— Problem requirements —
Please retype the records below exactly, from the first line through the line containing "const OFF = (BAR_W + BAR_GAP) / 2;", and leave out any pictures.

— Input —
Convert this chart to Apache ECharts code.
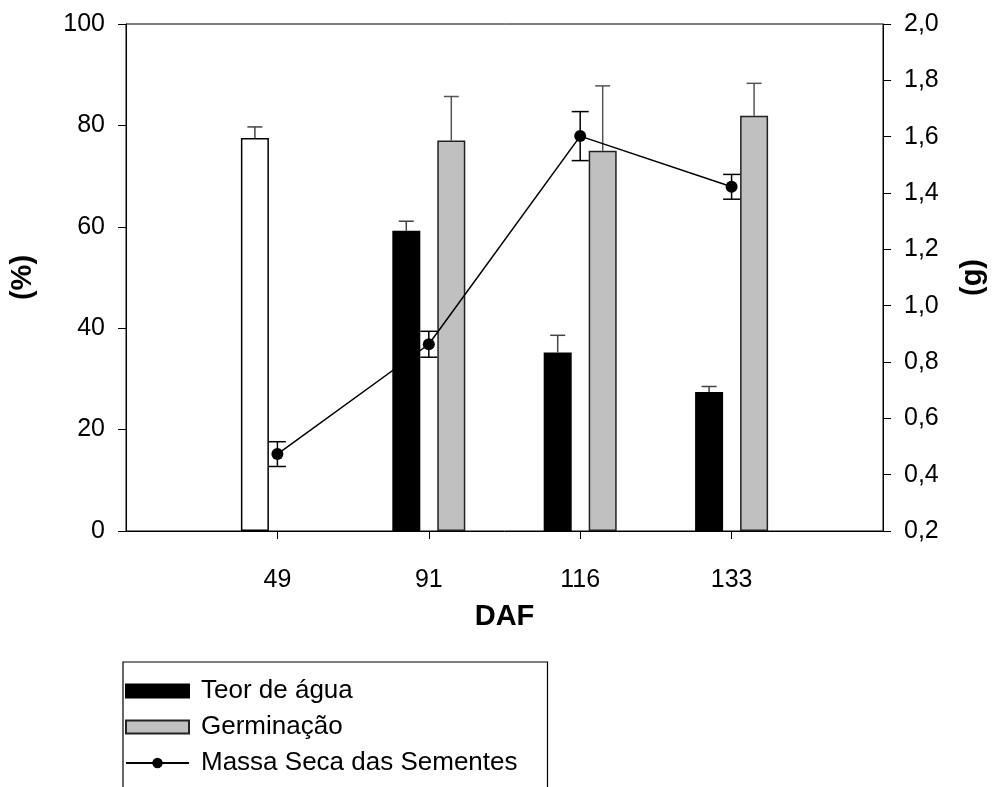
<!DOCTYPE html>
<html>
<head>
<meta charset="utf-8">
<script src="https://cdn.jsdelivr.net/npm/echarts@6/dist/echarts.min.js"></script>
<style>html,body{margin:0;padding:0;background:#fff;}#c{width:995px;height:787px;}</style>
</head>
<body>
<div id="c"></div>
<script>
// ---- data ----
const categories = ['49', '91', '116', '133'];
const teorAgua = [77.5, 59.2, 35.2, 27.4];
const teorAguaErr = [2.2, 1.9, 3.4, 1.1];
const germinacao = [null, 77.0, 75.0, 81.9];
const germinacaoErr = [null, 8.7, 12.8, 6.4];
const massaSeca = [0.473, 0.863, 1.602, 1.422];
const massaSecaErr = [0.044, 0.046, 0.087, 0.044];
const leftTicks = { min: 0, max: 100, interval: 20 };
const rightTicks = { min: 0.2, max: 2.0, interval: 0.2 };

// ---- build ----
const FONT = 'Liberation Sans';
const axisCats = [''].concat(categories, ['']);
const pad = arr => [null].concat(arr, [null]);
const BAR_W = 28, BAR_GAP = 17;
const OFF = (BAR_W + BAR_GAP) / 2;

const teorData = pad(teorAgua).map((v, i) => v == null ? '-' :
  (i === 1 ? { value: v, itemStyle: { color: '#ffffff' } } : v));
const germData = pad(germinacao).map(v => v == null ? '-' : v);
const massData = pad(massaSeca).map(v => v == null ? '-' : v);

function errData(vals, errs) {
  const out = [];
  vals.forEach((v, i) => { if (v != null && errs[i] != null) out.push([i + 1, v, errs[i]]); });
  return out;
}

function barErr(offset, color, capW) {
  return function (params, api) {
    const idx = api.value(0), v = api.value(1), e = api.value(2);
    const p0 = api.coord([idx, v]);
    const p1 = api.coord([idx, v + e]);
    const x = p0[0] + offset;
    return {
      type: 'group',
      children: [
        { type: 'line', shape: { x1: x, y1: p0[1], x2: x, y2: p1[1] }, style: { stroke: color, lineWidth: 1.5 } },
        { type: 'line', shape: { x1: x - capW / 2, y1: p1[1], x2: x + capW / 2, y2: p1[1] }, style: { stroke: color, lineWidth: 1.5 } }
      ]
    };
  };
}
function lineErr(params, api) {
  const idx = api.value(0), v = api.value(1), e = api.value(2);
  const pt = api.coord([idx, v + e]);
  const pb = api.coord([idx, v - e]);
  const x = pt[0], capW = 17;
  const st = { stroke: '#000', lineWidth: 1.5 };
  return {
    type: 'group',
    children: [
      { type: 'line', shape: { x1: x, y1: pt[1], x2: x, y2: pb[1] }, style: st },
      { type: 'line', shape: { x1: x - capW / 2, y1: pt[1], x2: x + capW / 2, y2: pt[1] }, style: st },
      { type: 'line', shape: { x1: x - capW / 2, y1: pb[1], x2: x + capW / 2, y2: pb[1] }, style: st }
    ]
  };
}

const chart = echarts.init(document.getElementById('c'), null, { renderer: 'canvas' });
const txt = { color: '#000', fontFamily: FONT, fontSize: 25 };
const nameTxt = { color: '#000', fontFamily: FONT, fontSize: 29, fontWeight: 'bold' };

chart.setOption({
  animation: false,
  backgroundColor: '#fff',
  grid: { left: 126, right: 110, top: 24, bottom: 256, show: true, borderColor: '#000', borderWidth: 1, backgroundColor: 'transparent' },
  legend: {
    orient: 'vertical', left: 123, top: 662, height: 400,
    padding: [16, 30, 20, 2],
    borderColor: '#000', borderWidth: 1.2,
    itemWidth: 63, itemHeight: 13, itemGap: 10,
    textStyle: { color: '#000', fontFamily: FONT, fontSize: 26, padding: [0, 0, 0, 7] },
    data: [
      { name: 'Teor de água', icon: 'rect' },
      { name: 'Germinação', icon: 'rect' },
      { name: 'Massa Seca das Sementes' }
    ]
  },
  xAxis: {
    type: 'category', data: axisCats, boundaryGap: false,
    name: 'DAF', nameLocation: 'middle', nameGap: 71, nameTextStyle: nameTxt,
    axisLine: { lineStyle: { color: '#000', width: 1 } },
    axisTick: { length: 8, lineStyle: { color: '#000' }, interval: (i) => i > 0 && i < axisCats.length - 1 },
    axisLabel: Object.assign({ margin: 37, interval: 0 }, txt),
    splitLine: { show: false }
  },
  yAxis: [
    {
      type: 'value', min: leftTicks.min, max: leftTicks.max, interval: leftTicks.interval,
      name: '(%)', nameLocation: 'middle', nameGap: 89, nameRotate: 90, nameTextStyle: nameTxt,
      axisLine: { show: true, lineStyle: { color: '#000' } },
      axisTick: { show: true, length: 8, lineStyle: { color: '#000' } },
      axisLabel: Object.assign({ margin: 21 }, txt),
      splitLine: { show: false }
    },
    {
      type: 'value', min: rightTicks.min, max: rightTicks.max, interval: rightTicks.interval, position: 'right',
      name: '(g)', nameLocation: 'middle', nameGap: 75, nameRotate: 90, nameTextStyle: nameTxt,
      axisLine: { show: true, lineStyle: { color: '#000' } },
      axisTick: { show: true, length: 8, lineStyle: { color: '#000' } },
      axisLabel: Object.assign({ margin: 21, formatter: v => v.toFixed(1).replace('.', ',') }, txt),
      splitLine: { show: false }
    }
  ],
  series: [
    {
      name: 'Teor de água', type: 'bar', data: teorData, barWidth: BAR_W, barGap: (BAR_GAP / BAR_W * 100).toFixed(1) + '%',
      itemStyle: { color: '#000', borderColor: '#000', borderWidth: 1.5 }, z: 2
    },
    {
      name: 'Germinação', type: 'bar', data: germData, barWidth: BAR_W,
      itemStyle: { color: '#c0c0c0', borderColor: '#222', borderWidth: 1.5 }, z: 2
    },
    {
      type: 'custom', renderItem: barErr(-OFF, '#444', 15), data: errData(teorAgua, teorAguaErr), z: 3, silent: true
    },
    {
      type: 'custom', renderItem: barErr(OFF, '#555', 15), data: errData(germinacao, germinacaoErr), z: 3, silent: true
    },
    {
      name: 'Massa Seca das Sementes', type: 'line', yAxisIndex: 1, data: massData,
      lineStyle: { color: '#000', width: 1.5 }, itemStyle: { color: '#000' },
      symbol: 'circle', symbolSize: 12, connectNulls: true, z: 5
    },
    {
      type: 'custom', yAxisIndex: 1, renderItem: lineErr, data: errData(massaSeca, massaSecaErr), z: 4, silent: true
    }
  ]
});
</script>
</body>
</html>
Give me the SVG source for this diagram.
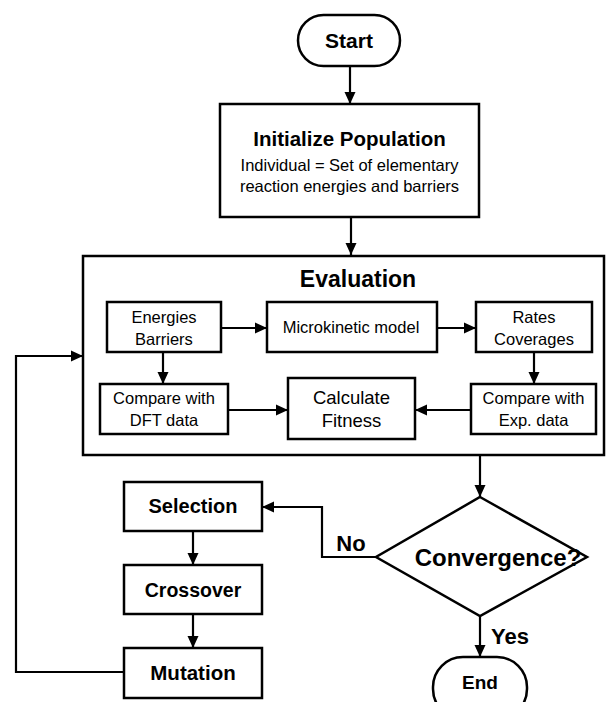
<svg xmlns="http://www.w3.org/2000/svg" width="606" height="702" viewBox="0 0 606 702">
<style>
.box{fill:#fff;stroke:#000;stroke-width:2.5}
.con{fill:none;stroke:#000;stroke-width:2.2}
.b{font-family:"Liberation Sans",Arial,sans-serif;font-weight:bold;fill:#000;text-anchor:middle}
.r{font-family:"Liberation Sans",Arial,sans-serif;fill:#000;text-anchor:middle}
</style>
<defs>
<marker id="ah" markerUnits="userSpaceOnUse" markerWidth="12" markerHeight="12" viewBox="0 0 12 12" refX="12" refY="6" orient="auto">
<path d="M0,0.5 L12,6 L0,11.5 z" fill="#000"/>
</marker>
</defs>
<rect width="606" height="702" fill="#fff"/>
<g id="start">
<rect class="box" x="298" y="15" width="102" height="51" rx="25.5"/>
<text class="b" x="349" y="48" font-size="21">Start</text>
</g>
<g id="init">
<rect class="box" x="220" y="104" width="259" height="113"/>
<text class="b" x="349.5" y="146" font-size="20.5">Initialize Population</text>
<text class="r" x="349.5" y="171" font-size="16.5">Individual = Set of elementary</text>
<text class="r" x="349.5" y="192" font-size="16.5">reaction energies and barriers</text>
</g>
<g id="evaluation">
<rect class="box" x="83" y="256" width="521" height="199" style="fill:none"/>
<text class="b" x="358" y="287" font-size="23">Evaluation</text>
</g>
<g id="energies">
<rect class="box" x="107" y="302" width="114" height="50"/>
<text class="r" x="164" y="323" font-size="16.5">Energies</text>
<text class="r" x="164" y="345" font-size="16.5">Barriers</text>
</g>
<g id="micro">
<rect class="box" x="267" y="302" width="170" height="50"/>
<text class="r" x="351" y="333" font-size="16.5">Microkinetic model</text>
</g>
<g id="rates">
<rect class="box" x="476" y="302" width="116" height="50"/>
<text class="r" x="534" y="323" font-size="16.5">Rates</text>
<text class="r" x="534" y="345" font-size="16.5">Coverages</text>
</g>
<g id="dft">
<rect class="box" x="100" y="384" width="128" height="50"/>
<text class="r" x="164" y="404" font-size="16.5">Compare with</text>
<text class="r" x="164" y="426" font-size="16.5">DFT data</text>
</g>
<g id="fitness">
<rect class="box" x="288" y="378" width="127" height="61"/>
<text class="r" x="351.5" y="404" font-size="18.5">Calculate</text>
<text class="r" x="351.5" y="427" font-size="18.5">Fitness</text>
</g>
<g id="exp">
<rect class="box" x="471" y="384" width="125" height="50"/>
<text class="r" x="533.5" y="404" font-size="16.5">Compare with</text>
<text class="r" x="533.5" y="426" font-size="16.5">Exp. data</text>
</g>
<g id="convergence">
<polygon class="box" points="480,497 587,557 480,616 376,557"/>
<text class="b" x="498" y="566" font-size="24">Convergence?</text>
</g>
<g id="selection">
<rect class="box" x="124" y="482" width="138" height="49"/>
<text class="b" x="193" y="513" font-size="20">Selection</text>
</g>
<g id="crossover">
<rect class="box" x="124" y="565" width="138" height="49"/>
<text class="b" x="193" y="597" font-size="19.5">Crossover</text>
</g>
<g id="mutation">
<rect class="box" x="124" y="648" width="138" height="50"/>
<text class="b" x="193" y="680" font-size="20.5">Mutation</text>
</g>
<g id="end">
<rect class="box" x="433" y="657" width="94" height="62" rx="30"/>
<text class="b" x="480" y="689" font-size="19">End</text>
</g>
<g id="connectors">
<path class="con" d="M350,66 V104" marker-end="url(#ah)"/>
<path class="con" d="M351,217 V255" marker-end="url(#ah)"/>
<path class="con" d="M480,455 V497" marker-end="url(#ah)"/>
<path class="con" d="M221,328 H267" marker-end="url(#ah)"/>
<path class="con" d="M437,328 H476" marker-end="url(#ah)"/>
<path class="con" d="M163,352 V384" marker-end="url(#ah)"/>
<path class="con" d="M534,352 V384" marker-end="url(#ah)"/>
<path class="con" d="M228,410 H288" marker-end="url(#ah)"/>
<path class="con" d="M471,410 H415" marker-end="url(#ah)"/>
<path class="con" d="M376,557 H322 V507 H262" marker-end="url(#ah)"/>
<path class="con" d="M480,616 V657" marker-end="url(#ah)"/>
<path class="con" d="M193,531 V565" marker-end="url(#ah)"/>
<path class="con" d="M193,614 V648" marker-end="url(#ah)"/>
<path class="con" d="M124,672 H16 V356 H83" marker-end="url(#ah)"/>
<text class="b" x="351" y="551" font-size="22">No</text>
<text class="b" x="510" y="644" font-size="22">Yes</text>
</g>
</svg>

— Problem solution —
Convert this chart to Apache ECharts code.
<!DOCTYPE html>
<html>
<head>
<meta charset="utf-8">
<script src="https://cdn.jsdelivr.net/npm/echarts@6/dist/echarts.min.js"></script>
<style>html,body{margin:0;padding:0;background:#fff;}#c{width:995px;height:787px;}</style>
</head>
<body>
<div id="c"></div>
<script>
// ---- data ----
const categories = ['49', '91', '116', '133'];
const teorAgua = [77.5, 59.2, 35.2, 27.4];
const teorAguaErr = [2.2, 1.9, 3.4, 1.1];
const germinacao = [null, 77.0, 75.0, 81.9];
const germinacaoErr = [null, 8.7, 12.8, 6.4];
const massaSeca = [0.473, 0.863, 1.602, 1.422];
const massaSecaErr = [0.044, 0.046, 0.087, 0.044];
const leftTicks = { min: 0, max: 100, interval: 20 };
const rightTicks = { min: 0.2, max: 2.0, interval: 0.2 };

// ---- build ----
const FONT = 'Liberation Sans';
const axisCats = [''].concat(categories, ['']);
const pad = arr => [null].concat(arr, [null]);
const BAR_W = 28, BAR_GAP = 17;
const OFF = (BAR_W + BAR_GAP) / 2;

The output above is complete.